Example: Until he met Sandy in junior high school, Bob thought all girls had cooties.

Quote:

“Kissing Brad (Pitt) was so uncomfortable for me. I remember saying in interviews that I thought it was gross, that Brad had cooties. I mean, I was ten.”
- Kirsten Dunst, remembering her childhood performance in Interview with the Vampire

Cooties used to be something pretty specific - body lice or head lice. The term came into use around the time of the First World War, when many soldiers undoubtedly suffered from them. But this meaning was lost over time.

Many decades later, when I got to first grade, no one knew what cooties really were. We just knew that they were really bad and that many undesirable people, especially members of the opposite sex, were infested with them.
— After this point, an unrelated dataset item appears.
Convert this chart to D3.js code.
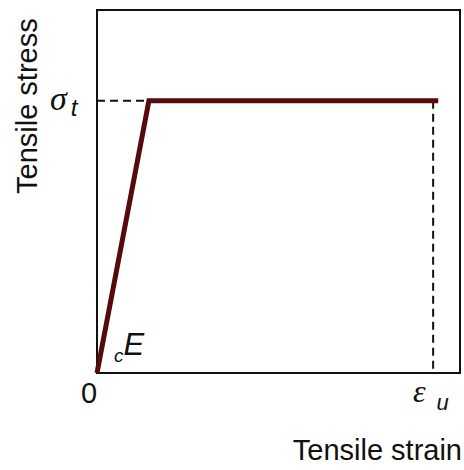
<!DOCTYPE html>
<html lang="en">
<head>
<meta charset="UTF-8">
<title>tensile</title>
<script src="https://cdn.jsdelivr.net/npm/d3@7"></script>
<style>
    body { margin:0; background:#fff; }
    .lbl { font-family: "Liberation Sans", Arial, sans-serif; fill:#111; }
    .sym { font-family: "Liberation Serif", "DejaVu Serif", serif; font-style: italic; fill:#111; }
</style>
</head>
<body>
<div id="chart"></div>
<script>
// normalised strain / stress values of the bilinear model
var strainPts = [0, 0.143, 0.94];
var stressPts = [0, 0.75, 0.75];
var sigmaT = 0.75;      // tensile strength level
var epsU = 0.926;       // ultimate strain
var epsY = 0.143;       // strain at sigma_t

var W = 464, H = 470;
var svg = d3.select("#chart").append("svg")
    .attr("width", W).attr("height", H);

var x = d3.scaleLinear().domain([0, 1]).range([97, 460]);
var y = d3.scaleLinear().domain([0, 1]).range([373, 10]);

// frame
svg.append("rect")
    .attr("x", x(0)).attr("y", y(1))
    .attr("width", x(1) - x(0)).attr("height", y(0) - y(1))
    .attr("fill", "none").attr("stroke", "#111").attr("stroke-width", 2);

// dashed guides
svg.append("line")
    .attr("x1", x(0)).attr("x2", x(epsY))
    .attr("y1", y(sigmaT)).attr("y2", y(sigmaT))
    .attr("stroke", "#111").attr("stroke-width", 2).attr("stroke-dasharray", "8,5");
svg.append("line")
    .attr("x1", x(epsU)).attr("x2", x(epsU))
    .attr("y1", y(sigmaT)).attr("y2", y(0))
    .attr("stroke", "#111").attr("stroke-width", 2).attr("stroke-dasharray", "8,5");

// stress-strain curve
var pts = strainPts.map(function(s, i){ return [s, stressPts[i]]; });
var line = d3.line().x(function(d){ return x(d[0]); }).y(function(d){ return y(d[1]); });
svg.append("path")
    .attr("d", line(pts))
    .attr("fill", "none").attr("stroke", "#560a0c").attr("stroke-width", 5)
    .attr("stroke-linejoin", "miter");

// axis titles
svg.append("text").attr("class", "lbl")
    .attr("transform", "translate(37,194) rotate(-90)")
    .attr("font-size", 29)
    .text("Tensile stress");
svg.append("text").attr("class", "lbl")
    .attr("x", 462).attr("y", 460).attr("text-anchor", "end")
    .attr("font-size", 29)
    .text("Tensile strain");

// symbols
var sig = svg.append("text").attr("class", "sym")
    .attr("x", 50).attr("y", 110).attr("font-size", 34);
sig.append("tspan").text("σ");
sig.append("tspan").attr("class", "lbl").attr("font-size", 24).attr("dx", 4).attr("dy", 6)
    .attr("font-style", "italic").text("t");

svg.append("text").attr("class", "lbl")
    .attr("x", x(0) - 8).attr("y", 403).attr("text-anchor", "middle")
    .attr("font-size", 29).text("0");

var eps = svg.append("text").attr("class", "sym")
    .attr("x", 413).attr("y", 402).attr("font-size", 32);
eps.append("tspan").text("ε");
eps.append("tspan").attr("class", "lbl").attr("font-size", 22).attr("dx", 11).attr("dy", 8)
    .attr("font-style", "italic").text("u");

var ce = svg.append("text").attr("class", "lbl")
    .attr("x", 114).attr("y", 362).attr("font-style", "italic");
ce.append("tspan").attr("font-size", 19).text("c");
ce.append("tspan").attr("font-size", 31).attr("dy", -7).text("E");
</script>
</body>
</html>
Getting to close to someone who had them was a serious social risk, as they were easy to catch.

Girls invested (and still invest) a lot of time in making cootie catchers out of folded paper, which were apparently used at one time to catch cooties as they fell from someone's head. This custom had also died out by my school days and cootie catchers were used exclusively for telling fortunes.

The primary cure for cooties is adulthood. While being interviewed by a cow this spring on Nickelodeon, Brad Pitt was asked about the horrors of getting cooties from kissing his film costars. He responded by saying, “"Cooties are all right. I don't know where this myth started. Cooties are okay." Or perhaps he just thinks they're okay because Kirsten Dunst said he had them.